If it's still unclear, try looking up escapement levers first. There should be a lot of clear animated explanations online.

There's one basic question I couldn't figure out from the article. Where is the spring that you wind up and that stores the "power reserve of about 60 hours"? Is it part of the silicon? Or is it external? I figured out that the three crescent-shaped parts are springy ("flex laterally to provide a restoring force as the oscillator vibrates through six degrees of amplitude"), but it doesn't look like there's anything else that could stretch/relax over 60 hours. My sense of intuition is useless, of course, at this scale and with these materials.
This video may help, as you get to see the movement in action: https://youtu.be/xWh0p9Irznw

It doesn’t clearly show the mainspring, however at around 10:45 you can see the small gear spinning. That is being driven by the mainspring, and if you removed the escapement it would spin super quick until the mainspring was unwound.

It’s the constant rocking back and forth of the regulator that limits the speed that small gear (called the escape wheel) can rotate, therefore limiting how quickly the mainspring releases it’s energy.

Indeed it helped. Thanks.
That spring will be connected to drive the escapement.
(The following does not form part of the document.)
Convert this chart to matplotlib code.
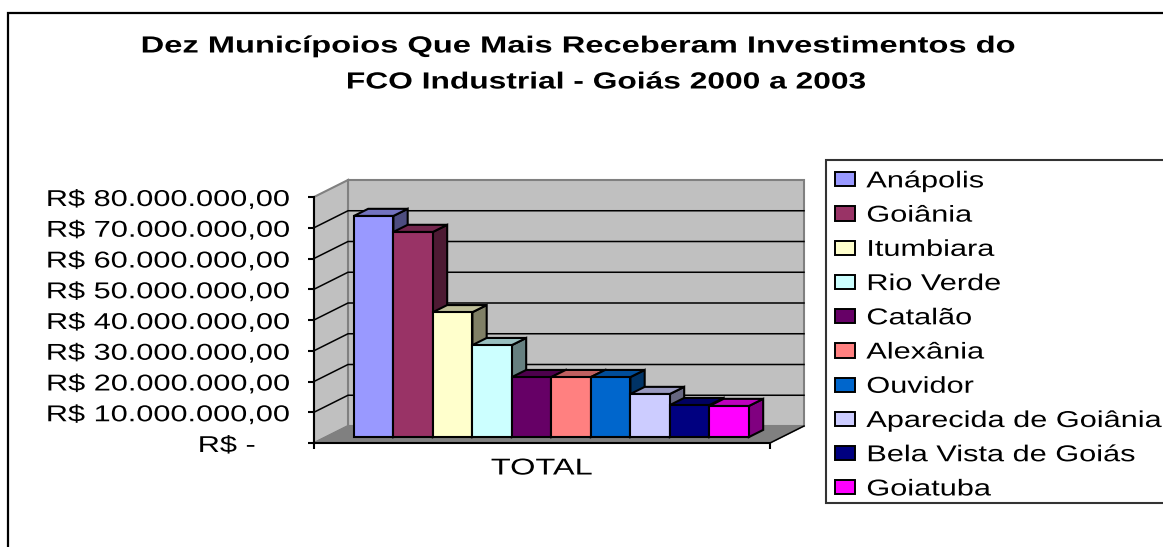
import matplotlib
matplotlib.use("Agg")
import matplotlib.pyplot as plt
from matplotlib.patches import Polygon, Patch, Rectangle
from matplotlib.patheffects import AbstractPathEffect
from matplotlib.transforms import Affine2D

plt.rcParams['font.family'] = ['Liberation Sans', 'DejaVu Sans']

cities = ["Anápolis", "Goiânia", "Itumbiara", "Rio Verde", "Catalão", "Alexânia",
          "Ouvidor", "Aparecida de Goiânia", "Bela Vista de Goiás", "Goiatuba"]
values = [71.9e6, 66.7e6, 40.6e6, 29.9e6, 19.5e6, 19.5e6, 19.5e6, 14.0e6, 10.4e6, 10.1e6]
colors = ["#9999FF", "#993366", "#FFFFCC", "#CCFFFF", "#660066", "#FF8080",
          "#0066CC", "#CCCCFF", "#000080", "#FF00FF"]
tick_values = [0, 10e6, 20e6, 30e6, 40e6, 50e6, 60e6, 70e6, 80e6]
tick_labels = ["R$ -\u00a0\u00a0\u00a0\u00a0", "R$ 10.000.000,00", "R$ 20.000.000,00", "R$ 30.000.000,00",
               "R$ 40.000.000,00", "R$ 50.000.000,00", "R$ 60.000.000,00",
               "R$ 70.000.000,00", "R$ 80.000.000,00"]
category = "TOTAL"
title_lines = ["Dez Municípoios Que Mais Receberam Investimentos do",
               "FCO Industrial - Goiás 2000 a 2003"]

W, H = 1163, 547
YMAX = 80e6


class Stretch(AbstractPathEffect):
    """Widen glyphs horizontally about a pixel column (or each text's own start)."""

    def __init__(self, sx, anchor=None):
        super().__init__()
        self.sx, self.anchor = sx, anchor

    def draw_path(self, renderer, gc, tpath, affine, rgbFace=None):
        if self.anchor is None:
            t = Affine2D().scale(self.sx, 1) + affine
        else:
            t = affine + Affine2D().translate(-self.anchor, 0).scale(self.sx, 1).translate(self.anchor, 0)
        renderer.draw_path(gc, tpath, t, rgbFace)


fig = plt.figure(figsize=(W / 100, H / 100), dpi=100)
ax = fig.add_axes([314 / W, (H - 443) / H, 456 / W, 246 / H])
ax.set_xlim(0, 1)
ax.set_ylim(0, YMAX)

# oblique projection: depth d (0 front, 1 back) shifts a point along the axes
DX = 34 / 456
DY = 17 / 246 * YMAX


def P(x, y, d):
    return (x + d * DX, y + d * DY)


def poly(pts, fc, ec="black", lw=1.5, z=2):
    ax.add_patch(Polygon(pts, closed=True, facecolor=fc, edgecolor=ec, linewidth=lw,
                         joinstyle="miter", clip_on=False, zorder=z))


# walls and floor
poly([P(0, 0, 1), P(1, 0, 1), P(1, YMAX, 1), P(0, YMAX, 1)], "#C0C0C0", "#808080", 1.5, 1)
poly([P(0, 0, 0), P(0, 0, 1), P(0, YMAX, 1), P(0, YMAX, 0)], "#C0C0C0", "#808080", 1.5, 1)
poly([P(0, 0, 0), P(1, 0, 0), P(1, 0, 1), P(0, 0, 1)], "#808080", "#808080", 1.0, 1)

for t in tick_values[1:-1]:
    xs, ys = zip(P(0, t, 0), P(0, t, 1), P(1, t, 1))
    ax.plot(xs, ys, color="black", lw=1.1, clip_on=False, zorder=1.5)

# axis lines and ticks
ax.plot([0, 0], [0, YMAX], color="black", lw=1.5, clip_on=False, zorder=3)
ax.plot([0, 1], [0, 0], color="black", lw=1.5, clip_on=False, zorder=3)
xs, ys = zip(P(1, 0, 0), P(1, 0, 1))
ax.plot(xs, ys, color="black", lw=1.1, clip_on=False, zorder=1.6)
for s in ax.spines.values():
    s.set_visible(False)
ax.patch.set_visible(False)
ax.set_yticks(tick_values, tick_labels)
ax.set_xticks([0, 1], ["", ""])
ax.tick_params(axis="y", length=4, width=1.5, pad=13, labelsize=16.5)
ax.tick_params(axis="x", length=4, width=1.5, direction="out")
for lab in ax.get_yticklabels():
    lab.set_path_effects([Stretch(1.34, anchor=292)])
ax.text(0.5, -25 / 246 * YMAX, category, ha="center", va="center", fontsize=16.5, clip_on=False,
        path_effects=[Stretch(1.42, anchor=543)])

# bars
BAR_W = 39.5 / 456
X0 = 28 / 456
D0, D1 = 0.35, 0.77


def shade(c, k):
    r, g, b = matplotlib.colors.to_rgb(c)
    return (r * k, g * k, b * k)


for i, (v, c) in enumerate(zip(values, colors)):
    a = X0 + i * BAR_W
    b = a + BAR_W
    z = 4 + i * 0.1
    poly([P(b, 0, D0), P(b, 0, D1), P(b, v, D1), P(b, v, D0)], shade(c, 0.5), z=z)
    poly([P(a, v, D0), P(b, v, D0), P(b, v, D1), P(a, v, D1)], shade(c, 0.75), z=z)
    poly([P(a, 0, D0), P(b, 0, D0), P(b, v, D0), P(a, v, D0)], c, z=z)

# outer chart frame (runs off the right and bottom of the picture)
fig.add_artist(Rectangle((8 / W, -0.1), 1.2, 1.1 - 13 / H, transform=fig.transFigure,
                         facecolor="none", edgecolor="black", linewidth=1.6, zorder=0))

fig.text(579 / W, 1 - 46 / H, title_lines[0], ha="center", va="center", fontsize=16.8,
         fontweight="bold", path_effects=[Stretch(1.40, anchor=579)])
fig.text(606.5 / W, 1 - 82 / H, title_lines[1], ha="center", va="center", fontsize=16.8,
         fontweight="bold", path_effects=[Stretch(1.36, anchor=606.5)])

# legend box (runs off the right edge of the picture)
fig.add_artist(Rectangle((826 / W, 1 - 503 / H), 0.3, 343 / H, transform=fig.transFigure,
                         facecolor="white", edgecolor="#333333", linewidth=1.5, zorder=1))
handles = [Patch(facecolor=c, edgecolor="black", linewidth=1.4) for c in colors]
leg = fig.legend(handles, cities, loc="upper left", bbox_to_anchor=(826 / W, 1 - 160 / H),
                 bbox_transform=fig.transFigure, borderaxespad=0, fontsize=16.5,
                 handlelength=0.85, handleheight=0.58, handletextpad=0.5, labelspacing=0.49,
                 borderpad=0.41, frameon=False)
leg.set_zorder(2)
for t in leg.get_texts():
    t.set_path_effects([Stretch(1.34)])

fig.savefig("out.png", dpi=100, facecolor="white")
The resonator is the equivalent of a pendulum, even though it contains a spring. The escapement wheel is driven by a non-constant force from the drive spring. The resonator regulates its motion to tick at a regular rate, and in so doing draws power to keep resonating. The rest of the watch is driven from the same source.
The energy is stored in a big spiral spring, the mainspring, as in a conventional mechanical watch. The oscillator does away with another spring, the balance spring.